[BEGIN DATASET]

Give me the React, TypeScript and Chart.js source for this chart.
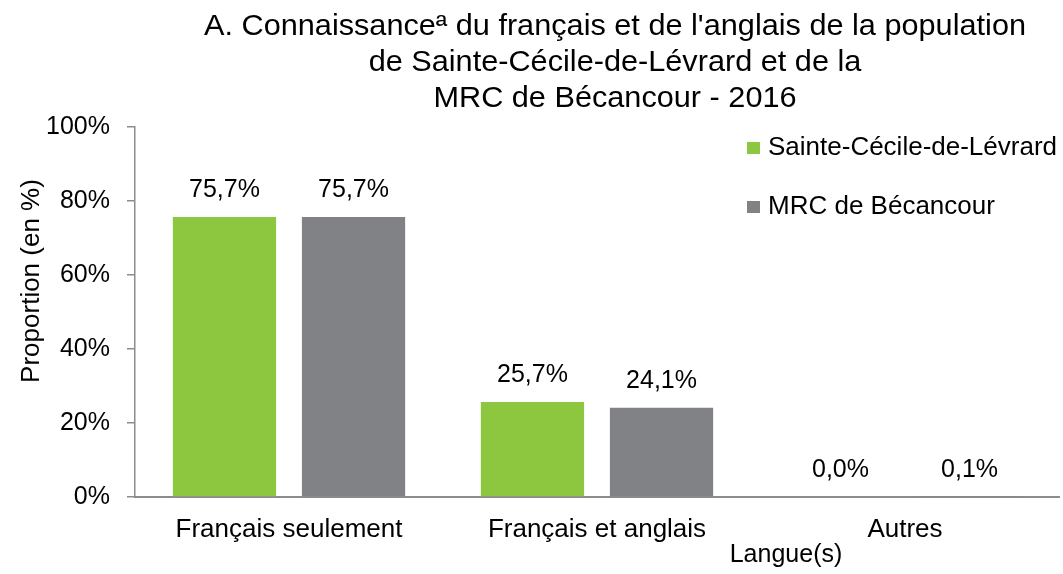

[END DATASET]
[BEGIN DATASET]

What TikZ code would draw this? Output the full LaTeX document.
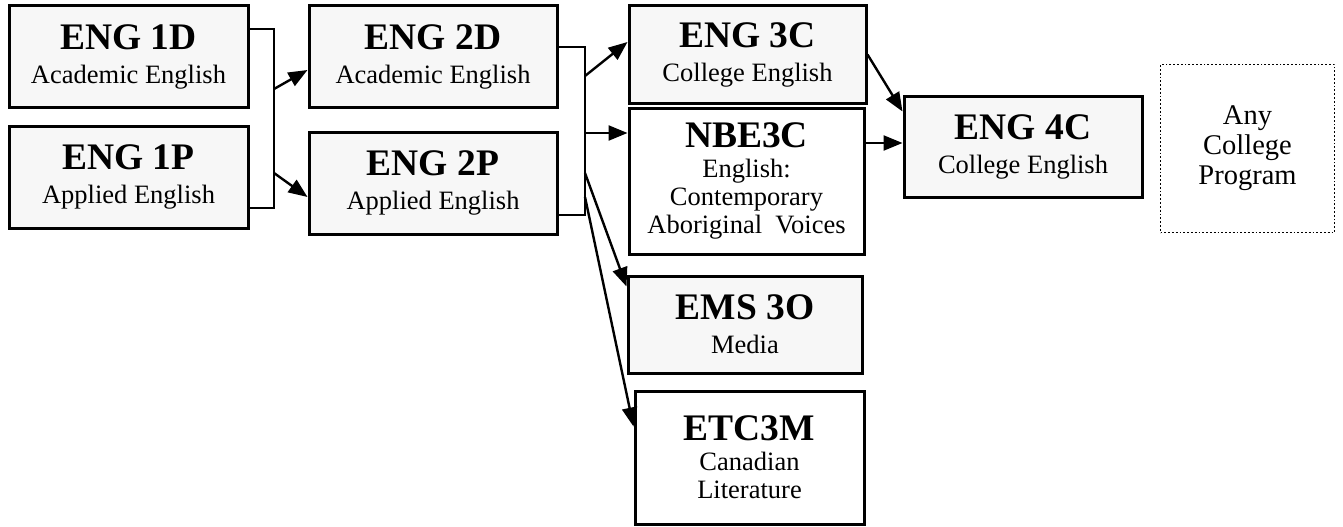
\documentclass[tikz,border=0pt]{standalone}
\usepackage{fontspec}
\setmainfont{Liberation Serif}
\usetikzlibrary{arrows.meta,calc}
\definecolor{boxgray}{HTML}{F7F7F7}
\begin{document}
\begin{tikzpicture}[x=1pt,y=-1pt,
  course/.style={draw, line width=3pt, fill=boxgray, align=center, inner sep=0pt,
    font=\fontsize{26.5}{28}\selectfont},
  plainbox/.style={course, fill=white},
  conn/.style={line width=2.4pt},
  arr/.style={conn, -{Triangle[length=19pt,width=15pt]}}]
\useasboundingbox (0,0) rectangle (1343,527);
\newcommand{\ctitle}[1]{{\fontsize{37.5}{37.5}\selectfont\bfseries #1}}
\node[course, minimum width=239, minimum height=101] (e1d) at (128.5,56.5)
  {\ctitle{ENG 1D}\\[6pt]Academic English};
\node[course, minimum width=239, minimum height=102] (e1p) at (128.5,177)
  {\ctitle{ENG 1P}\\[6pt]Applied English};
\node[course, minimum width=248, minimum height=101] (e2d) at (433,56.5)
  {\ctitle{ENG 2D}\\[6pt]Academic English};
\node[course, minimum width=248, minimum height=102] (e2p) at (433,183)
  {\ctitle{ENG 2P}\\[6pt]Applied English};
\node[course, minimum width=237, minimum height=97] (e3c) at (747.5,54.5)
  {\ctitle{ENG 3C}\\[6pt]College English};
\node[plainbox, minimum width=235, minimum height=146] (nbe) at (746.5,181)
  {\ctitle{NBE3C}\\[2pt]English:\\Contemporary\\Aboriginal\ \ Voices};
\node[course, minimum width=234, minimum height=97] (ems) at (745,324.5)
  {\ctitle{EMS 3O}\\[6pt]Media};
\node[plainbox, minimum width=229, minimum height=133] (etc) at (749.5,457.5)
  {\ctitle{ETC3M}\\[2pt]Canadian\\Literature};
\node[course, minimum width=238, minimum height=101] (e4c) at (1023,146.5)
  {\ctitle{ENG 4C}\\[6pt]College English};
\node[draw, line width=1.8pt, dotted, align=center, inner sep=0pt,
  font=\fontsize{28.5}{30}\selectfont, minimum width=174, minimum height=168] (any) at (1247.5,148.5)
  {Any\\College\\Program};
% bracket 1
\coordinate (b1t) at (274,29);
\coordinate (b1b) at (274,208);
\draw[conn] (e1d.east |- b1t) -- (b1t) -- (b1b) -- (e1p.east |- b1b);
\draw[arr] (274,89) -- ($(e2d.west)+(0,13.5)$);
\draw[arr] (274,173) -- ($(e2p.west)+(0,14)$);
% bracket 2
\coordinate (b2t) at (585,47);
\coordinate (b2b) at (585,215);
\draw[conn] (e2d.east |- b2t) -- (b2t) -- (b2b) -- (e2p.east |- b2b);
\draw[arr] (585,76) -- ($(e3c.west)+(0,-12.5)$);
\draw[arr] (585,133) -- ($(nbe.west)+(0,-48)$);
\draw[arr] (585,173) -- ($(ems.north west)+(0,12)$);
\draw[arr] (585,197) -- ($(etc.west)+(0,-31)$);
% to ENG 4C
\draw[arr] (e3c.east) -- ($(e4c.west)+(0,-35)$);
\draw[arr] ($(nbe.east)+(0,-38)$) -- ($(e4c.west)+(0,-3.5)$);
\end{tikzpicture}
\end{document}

[END DATASET]
[BEGIN DATASET]

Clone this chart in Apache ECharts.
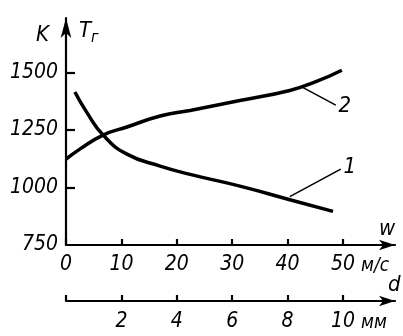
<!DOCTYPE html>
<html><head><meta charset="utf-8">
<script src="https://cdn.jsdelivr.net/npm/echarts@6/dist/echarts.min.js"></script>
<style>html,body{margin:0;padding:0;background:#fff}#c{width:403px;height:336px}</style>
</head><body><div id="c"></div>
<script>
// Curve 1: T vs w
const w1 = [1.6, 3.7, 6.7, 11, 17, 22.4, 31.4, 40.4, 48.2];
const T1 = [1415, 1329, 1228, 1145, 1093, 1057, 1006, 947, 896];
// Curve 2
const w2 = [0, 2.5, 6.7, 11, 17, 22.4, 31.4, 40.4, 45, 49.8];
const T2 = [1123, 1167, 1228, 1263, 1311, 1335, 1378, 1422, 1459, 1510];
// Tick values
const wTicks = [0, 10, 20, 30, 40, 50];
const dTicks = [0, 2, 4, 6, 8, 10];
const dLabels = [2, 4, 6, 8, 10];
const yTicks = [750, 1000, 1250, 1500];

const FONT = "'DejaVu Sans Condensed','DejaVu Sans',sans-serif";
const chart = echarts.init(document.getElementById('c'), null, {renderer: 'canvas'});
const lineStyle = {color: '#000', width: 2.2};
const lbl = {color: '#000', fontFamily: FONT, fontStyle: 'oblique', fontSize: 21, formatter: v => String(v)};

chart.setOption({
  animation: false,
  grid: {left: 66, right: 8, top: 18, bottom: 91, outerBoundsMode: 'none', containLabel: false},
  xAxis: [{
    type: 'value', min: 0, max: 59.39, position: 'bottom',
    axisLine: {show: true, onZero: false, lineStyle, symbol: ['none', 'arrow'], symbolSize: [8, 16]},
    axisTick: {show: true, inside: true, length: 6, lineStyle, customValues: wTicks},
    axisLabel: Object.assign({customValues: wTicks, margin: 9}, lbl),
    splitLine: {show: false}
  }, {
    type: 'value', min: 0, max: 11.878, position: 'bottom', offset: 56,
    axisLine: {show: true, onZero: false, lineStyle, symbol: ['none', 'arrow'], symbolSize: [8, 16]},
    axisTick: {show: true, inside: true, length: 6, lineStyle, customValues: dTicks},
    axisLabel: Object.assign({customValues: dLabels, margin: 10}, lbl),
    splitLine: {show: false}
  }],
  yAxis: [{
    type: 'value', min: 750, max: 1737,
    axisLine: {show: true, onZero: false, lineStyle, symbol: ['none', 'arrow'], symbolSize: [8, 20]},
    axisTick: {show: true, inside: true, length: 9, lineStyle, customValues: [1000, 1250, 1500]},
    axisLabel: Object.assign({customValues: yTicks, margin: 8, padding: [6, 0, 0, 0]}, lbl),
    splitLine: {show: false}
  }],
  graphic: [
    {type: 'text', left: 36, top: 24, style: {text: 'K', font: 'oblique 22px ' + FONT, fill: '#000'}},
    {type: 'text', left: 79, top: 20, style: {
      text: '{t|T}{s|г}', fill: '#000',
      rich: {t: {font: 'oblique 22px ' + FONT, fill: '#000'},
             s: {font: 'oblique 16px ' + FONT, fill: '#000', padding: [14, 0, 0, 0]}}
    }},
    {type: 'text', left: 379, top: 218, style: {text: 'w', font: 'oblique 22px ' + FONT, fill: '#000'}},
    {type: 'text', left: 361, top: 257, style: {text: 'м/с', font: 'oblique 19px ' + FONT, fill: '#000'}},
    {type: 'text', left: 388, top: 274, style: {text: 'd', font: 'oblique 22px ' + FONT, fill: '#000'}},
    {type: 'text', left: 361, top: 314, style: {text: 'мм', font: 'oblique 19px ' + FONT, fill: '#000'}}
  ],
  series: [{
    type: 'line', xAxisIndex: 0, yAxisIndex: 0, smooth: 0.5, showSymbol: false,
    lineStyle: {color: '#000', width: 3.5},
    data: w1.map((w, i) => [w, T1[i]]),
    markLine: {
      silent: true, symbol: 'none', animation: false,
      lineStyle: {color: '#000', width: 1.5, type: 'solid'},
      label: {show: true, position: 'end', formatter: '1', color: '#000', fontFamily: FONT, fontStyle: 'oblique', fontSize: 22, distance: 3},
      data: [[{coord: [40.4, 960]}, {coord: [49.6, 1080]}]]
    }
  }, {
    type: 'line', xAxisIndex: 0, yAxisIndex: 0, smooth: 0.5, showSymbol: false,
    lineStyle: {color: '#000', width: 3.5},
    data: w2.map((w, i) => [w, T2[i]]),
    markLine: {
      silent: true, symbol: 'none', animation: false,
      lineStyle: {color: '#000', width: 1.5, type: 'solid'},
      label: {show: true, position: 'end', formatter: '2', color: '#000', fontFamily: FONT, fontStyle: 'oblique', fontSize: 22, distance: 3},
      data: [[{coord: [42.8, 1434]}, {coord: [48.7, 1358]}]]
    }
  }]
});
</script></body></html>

[END DATASET]

=== EXERCISE REQUIREMENTS ===
Nothing but the lines above, starting at the line that contains "Clone this chart in Apache ECharts." and ending at the line that contains "21, formatter: v", should be given again, exactly and without the pictures.

=== EXPECTED ANSWER ===
Clone this chart in Apache ECharts.
<!DOCTYPE html>
<html><head><meta charset="utf-8">
<script src="https://cdn.jsdelivr.net/npm/echarts@6/dist/echarts.min.js"></script>
<style>html,body{margin:0;padding:0;background:#fff}#c{width:403px;height:336px}</style>
</head><body><div id="c"></div>
<script>
// Curve 1: T vs w
const w1 = [1.6, 3.7, 6.7, 11, 17, 22.4, 31.4, 40.4, 48.2];
const T1 = [1415, 1329, 1228, 1145, 1093, 1057, 1006, 947, 896];
// Curve 2
const w2 = [0, 2.5, 6.7, 11, 17, 22.4, 31.4, 40.4, 45, 49.8];
const T2 = [1123, 1167, 1228, 1263, 1311, 1335, 1378, 1422, 1459, 1510];
// Tick values
const wTicks = [0, 10, 20, 30, 40, 50];
const dTicks = [0, 2, 4, 6, 8, 10];
const dLabels = [2, 4, 6, 8, 10];
const yTicks = [750, 1000, 1250, 1500];

const FONT = "'DejaVu Sans Condensed','DejaVu Sans',sans-serif";
const chart = echarts.init(document.getElementById('c'), null, {renderer: 'canvas'});
const lineStyle = {color: '#000', width: 2.2};
const lbl = {color: '#000', fontFamily: FONT, fontStyle: 'oblique', fontSize: 21, formatter: v => String(v)};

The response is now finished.